[SET PROBLEM]
Output the material below unchanged, apart from leaving out the pictures.

[DATA EXTRACT]
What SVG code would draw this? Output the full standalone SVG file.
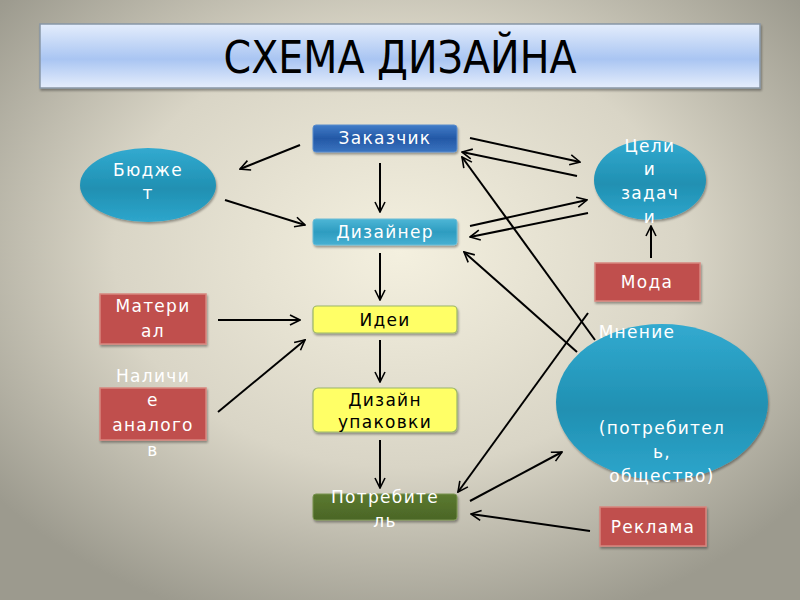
<svg xmlns="http://www.w3.org/2000/svg" width="800" height="600" viewBox="0 0 800 600">
<defs>
<radialGradient id="bg" cx="50%" cy="42%" r="65%">
<stop offset="0" stop-color="#f4f0df"/>
<stop offset="0.55" stop-color="#d9d5c6"/>
<stop offset="1" stop-color="#9c9a8e"/>
</radialGradient>
<linearGradient id="title" x1="0" y1="0" x2="0" y2="1">
<stop offset="0" stop-color="#e4edfc"/>
<stop offset="0.55" stop-color="#a9c5f2"/>
<stop offset="1" stop-color="#e6eefc"/>
</linearGradient>
<linearGradient id="blue" x1="0" y1="0" x2="0" y2="1">
<stop offset="0" stop-color="#3f7cc8"/>
<stop offset="0.5" stop-color="#2458a6"/>
<stop offset="1" stop-color="#3a74c0"/>
</linearGradient>
<linearGradient id="teal" x1="0" y1="0" x2="0" y2="1">
<stop offset="0" stop-color="#4cb6d6"/>
<stop offset="0.5" stop-color="#2e9cc0"/>
<stop offset="1" stop-color="#46b0d2"/>
</linearGradient>
<linearGradient id="ell" x1="0" y1="0" x2="0" y2="1">
<stop offset="0" stop-color="#32aad0"/>
<stop offset="0.55" stop-color="#2090b2"/>
<stop offset="1" stop-color="#2ea6cc"/>
</linearGradient>
<linearGradient id="olive" x1="0" y1="0" x2="0" y2="1">
<stop offset="0" stop-color="#5c7a30"/>
<stop offset="1" stop-color="#4a6526"/>
</linearGradient>
<marker id="ah" viewBox="0 0 12 12" refX="11" refY="6" markerWidth="12" markerHeight="12" markerUnits="userSpaceOnUse" orient="auto">
<path d="M1,1 L11,6 L1,11" fill="none" stroke="#000" stroke-width="1.6"/>
</marker>
<filter id="sh" x="-10%" y="-10%" width="130%" height="140%">
<feDropShadow dx="1" dy="2" stdDeviation="1.2" flood-color="#000" flood-opacity="0.35"/>
</filter>
</defs>
<style>
.t{font-family:"DejaVu Sans","Verdana",sans-serif;font-size:17px;text-anchor:middle;letter-spacing:1.3px}
.w{fill:#ffffff}
.k{fill:#000000}
.red{fill:#c0504d;stroke:#d8867f;stroke-width:1.5}
.yel{fill:#ffff66;stroke:#9bb56a;stroke-width:1.2}
.c line{stroke:#000;stroke-width:2;marker-end:url(#ah)}
</style>
<rect width="800" height="600" fill="url(#bg)"/>
<g id="title-box">
<rect x="40" y="24" width="720" height="64" fill="url(#title)" stroke="#8896a6" stroke-width="1.5" filter="url(#sh)"/>
<text x="400" y="73" font-family="DejaVu Sans Condensed, DejaVu Sans, sans-serif" font-size="44" text-anchor="middle" fill="#000">СХЕМА ДИЗАЙНА</text>
</g>
<g class="c" id="connectors">
<line x1="300" y1="145" x2="240" y2="169"/>
<line x1="225" y1="200" x2="305" y2="225"/>
<line x1="380" y1="163" x2="380" y2="212"/>
<line x1="470" y1="138" x2="580" y2="162"/>
<line x1="577" y1="176" x2="462" y2="152"/>
<line x1="470" y1="226" x2="587" y2="200"/>
<line x1="588" y1="213" x2="470" y2="237"/>
<line x1="651" y1="258" x2="651" y2="226"/>
<line x1="595" y1="340" x2="462" y2="157"/>
<line x1="577" y1="352" x2="464" y2="252"/>
<line x1="588" y1="313" x2="458" y2="492"/>
<line x1="470" y1="501" x2="562" y2="452"/>
<line x1="590" y1="531" x2="471" y2="514"/>
<line x1="218" y1="320" x2="300" y2="320"/>
<line x1="218" y1="412" x2="305" y2="340"/>
<line x1="380" y1="253" x2="380" y2="300"/>
<line x1="380" y1="340" x2="380" y2="382"/>
<line x1="380" y1="440" x2="380" y2="488"/>
</g>
<g id="zakazchik">
<rect x="313" y="125" width="144" height="27" rx="3" fill="url(#blue)" stroke="#5a8ccc" stroke-width="1" filter="url(#sh)"/>
<text class="t w" x="385" y="144">Заказчик</text>
</g>
<g id="dizainer">
<rect x="313" y="219" width="144" height="26" rx="3" fill="url(#teal)" stroke="#6cbcd6" stroke-width="1" filter="url(#sh)"/>
<text class="t w" x="385" y="238">Дизайнер</text>
</g>
<g id="idei">
<rect x="313" y="306" width="144" height="27" rx="4" class="yel" filter="url(#sh)"/>
<text class="t k" x="385" y="326">Идеи</text>
</g>
<g id="dizain-upakovki">
<rect x="313" y="388" width="144" height="44" rx="5" class="yel" filter="url(#sh)"/>
<text class="t k" x="385" y="406">Дизайн</text>
<text class="t k" x="385" y="428">упаковки</text>
</g>
<g id="potrebitel">
<rect x="313" y="494" width="144" height="26" rx="3" fill="url(#olive)" stroke="#7a9450" stroke-width="1" filter="url(#sh)"/>
<text class="t w" x="385" y="503">Потребите</text>
<text class="t w" x="385" y="527">ль</text>
</g>
<g id="budzhet">
<ellipse cx="148" cy="185" rx="68" ry="37" fill="url(#ell)" filter="url(#sh)"/>
<text class="t w" x="148" y="176">Бюдже</text>
<text class="t w" x="148" y="199">т</text>
</g>
<g id="tseli">
<ellipse cx="650" cy="180" rx="56" ry="40" fill="url(#ell)" filter="url(#sh)"/>
<text class="t w" x="650" y="152">Цели</text>
<text class="t w" x="650" y="175">и</text>
<text class="t w" x="650" y="199">задач</text>
<text class="t w" x="650" y="223">и</text>
</g>
<g id="moda">
<rect x="595" y="263" width="105" height="38" class="red" filter="url(#sh)"/>
<text class="t w" x="647" y="288">Мода</text>
</g>
<g id="mnenie">
<ellipse cx="662" cy="402" rx="106" ry="78" fill="url(#ell)" filter="url(#sh)"/>
<text class="t w" x="637" y="338">Мнение</text>
<text class="t w" x="662" y="434">(потребител</text>
<text class="t w" x="662" y="458">ь,</text>
<text class="t w" x="662" y="482">общество)</text>
</g>
<g id="material">
<rect x="100" y="294" width="106" height="50" class="red" filter="url(#sh)"/>
<text class="t w" x="153" y="312">Матери</text>
<text class="t w" x="153" y="337">ал</text>
</g>
<g id="nalichie">
<rect x="100" y="388" width="106" height="52" class="red" filter="url(#sh)"/>
<text class="t w" x="153" y="382">Наличи</text>
<text class="t w" x="153" y="406">е</text>
<text class="t w" x="153" y="431">аналого</text>
<text class="t w" x="153" y="456">в</text>
</g>
<g id="reklama">
<rect x="600" y="507" width="106" height="39" class="red" filter="url(#sh)"/>
<text class="t w" x="653" y="533">Реклама</text>
</g>
</svg>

[OUTPUT OF THE EXERCISE]
What SVG code would draw this? Output the full standalone SVG file.
<svg xmlns="http://www.w3.org/2000/svg" width="800" height="600" viewBox="0 0 800 600">
<defs>
<radialGradient id="bg" cx="50%" cy="42%" r="65%">
<stop offset="0" stop-color="#f4f0df"/>
<stop offset="0.55" stop-color="#d9d5c6"/>
<stop offset="1" stop-color="#9c9a8e"/>
</radialGradient>
<linearGradient id="title" x1="0" y1="0" x2="0" y2="1">
<stop offset="0" stop-color="#e4edfc"/>
<stop offset="0.55" stop-color="#a9c5f2"/>
<stop offset="1" stop-color="#e6eefc"/>
</linearGradient>
<linearGradient id="blue" x1="0" y1="0" x2="0" y2="1">
<stop offset="0" stop-color="#3f7cc8"/>
<stop offset="0.5" stop-color="#2458a6"/>
<stop offset="1" stop-color="#3a74c0"/>
</linearGradient>
<linearGradient id="teal" x1="0" y1="0" x2="0" y2="1">
<stop offset="0" stop-color="#4cb6d6"/>
<stop offset="0.5" stop-color="#2e9cc0"/>
<stop offset="1" stop-color="#46b0d2"/>
</linearGradient>
<linearGradient id="ell" x1="0" y1="0" x2="0" y2="1">
<stop offset="0" stop-color="#32aad0"/>
<stop offset="0.55" stop-color="#2090b2"/>
<stop offset="1" stop-color="#2ea6cc"/>
</linearGradient>
<linearGradient id="olive" x1="0" y1="0" x2="0" y2="1">
<stop offset="0" stop-color="#5c7a30"/>
<stop offset="1" stop-color="#4a6526"/>
</linearGradient>
<marker id="ah" viewBox="0 0 12 12" refX="11" refY="6" markerWidth="12" markerHeight="12" markerUnits="userSpaceOnUse" orient="auto">
<path d="M1,1 L11,6 L1,11" fill="none" stroke="#000" stroke-width="1.6"/>
</marker>
<filter id="sh" x="-10%" y="-10%" width="130%" height="140%">
<feDropShadow dx="1" dy="2" stdDeviation="1.2" flood-color="#000" flood-opacity="0.35"/>
</filter>
</defs>
<style>
.t{font-family:"DejaVu Sans","Verdana",sans-serif;font-size:17px;text-anchor:middle;letter-spacing:1.3px}
.w{fill:#ffffff}
.k{fill:#000000}
.red{fill:#c0504d;stroke:#d8867f;stroke-width:1.5}
.yel{fill:#ffff66;stroke:#9bb56a;stroke-width:1.2}
.c line{stroke:#000;stroke-width:2;marker-end:url(#ah)}
</style>
<rect width="800" height="600" fill="url(#bg)"/>
<g id="title-box">
<rect x="40" y="24" width="720" height="64" fill="url(#title)" stroke="#8896a6" stroke-width="1.5" filter="url(#sh)"/>
<text x="400" y="73" font-family="DejaVu Sans Condensed, DejaVu Sans, sans-serif" font-size="44" text-anchor="middle" fill="#000">СХЕМА ДИЗАЙНА</text>
</g>
<g class="c" id="connectors">
<line x1="300" y1="145" x2="240" y2="169"/>
<line x1="225" y1="200" x2="305" y2="225"/>
<line x1="380" y1="163" x2="380" y2="212"/>
<line x1="470" y1="138" x2="580" y2="162"/>
<line x1="577" y1="176" x2="462" y2="152"/>
<line x1="470" y1="226" x2="587" y2="200"/>
<line x1="588" y1="213" x2="470" y2="237"/>
<line x1="651" y1="258" x2="651" y2="226"/>
<line x1="595" y1="340" x2="462" y2="157"/>
<line x1="577" y1="352" x2="464" y2="252"/>
<line x1="588" y1="313" x2="458" y2="492"/>
<line x1="470" y1="501" x2="562" y2="452"/>
<line x1="590" y1="531" x2="471" y2="514"/>
<line x1="218" y1="320" x2="300" y2="320"/>
<line x1="218" y1="412" x2="305" y2="340"/>
<line x1="380" y1="253" x2="380" y2="300"/>
<line x1="380" y1="340" x2="380" y2="382"/>
<line x1="380" y1="440" x2="380" y2="488"/>
</g>
<g id="zakazchik">
<rect x="313" y="125" width="144" height="27" rx="3" fill="url(#blue)" stroke="#5a8ccc" stroke-width="1" filter="url(#sh)"/>
<text class="t w" x="385" y="144">Заказчик</text>
</g>
<g id="dizainer">
<rect x="313" y="219" width="144" height="26" rx="3" fill="url(#teal)" stroke="#6cbcd6" stroke-width="1" filter="url(#sh)"/>
<text class="t w" x="385" y="238">Дизайнер</text>
</g>
<g id="idei">
<rect x="313" y="306" width="144" height="27" rx="4" class="yel" filter="url(#sh)"/>
<text class="t k" x="385" y="326">Идеи</text>
</g>
<g id="dizain-upakovki">
<rect x="313" y="388" width="144" height="44" rx="5" class="yel" filter="url(#sh)"/>
<text class="t k" x="385" y="406">Дизайн</text>
<text class="t k" x="385" y="428">упаковки</text>
</g>
<g id="potrebitel">
<rect x="313" y="494" width="144" height="26" rx="3" fill="url(#olive)" stroke="#7a9450" stroke-width="1" filter="url(#sh)"/>
<text class="t w" x="385" y="503">Потребите</text>
<text class="t w" x="385" y="527">ль</text>
</g>
<g id="budzhet">
<ellipse cx="148" cy="185" rx="68" ry="37" fill="url(#ell)" filter="url(#sh)"/>
<text class="t w" x="148" y="176">Бюдже</text>
<text class="t w" x="148" y="199">т</text>
</g>
<g id="tseli">
<ellipse cx="650" cy="180" rx="56" ry="40" fill="url(#ell)" filter="url(#sh)"/>
<text class="t w" x="650" y="152">Цели</text>
<text class="t w" x="650" y="175">и</text>
<text class="t w" x="650" y="199">задач</text>
<text class="t w" x="650" y="223">и</text>
</g>
<g id="moda">
<rect x="595" y="263" width="105" height="38" class="red" filter="url(#sh)"/>
<text class="t w" x="647" y="288">Мода</text>
</g>
<g id="mnenie">
<ellipse cx="662" cy="402" rx="106" ry="78" fill="url(#ell)" filter="url(#sh)"/>
<text class="t w" x="637" y="338">Мнение</text>
<text class="t w" x="662" y="434">(потребител</text>
<text class="t w" x="662" y="458">ь,</text>
<text class="t w" x="662" y="482">общество)</text>
</g>
<g id="material">
<rect x="100" y="294" width="106" height="50" class="red" filter="url(#sh)"/>
<text class="t w" x="153" y="312">Матери</text>
<text class="t w" x="153" y="337">ал</text>
</g>
<g id="nalichie">
<rect x="100" y="388" width="106" height="52" class="red" filter="url(#sh)"/>
<text class="t w" x="153" y="382">Наличи</text>
<text class="t w" x="153" y="406">е</text>
<text class="t w" x="153" y="431">аналого</text>
<text class="t w" x="153" y="456">в</text>
</g>
<g id="reklama">
<rect x="600" y="507" width="106" height="39" class="red" filter="url(#sh)"/>
<text class="t w" x="653" y="533">Реклама</text>
</g>
</svg>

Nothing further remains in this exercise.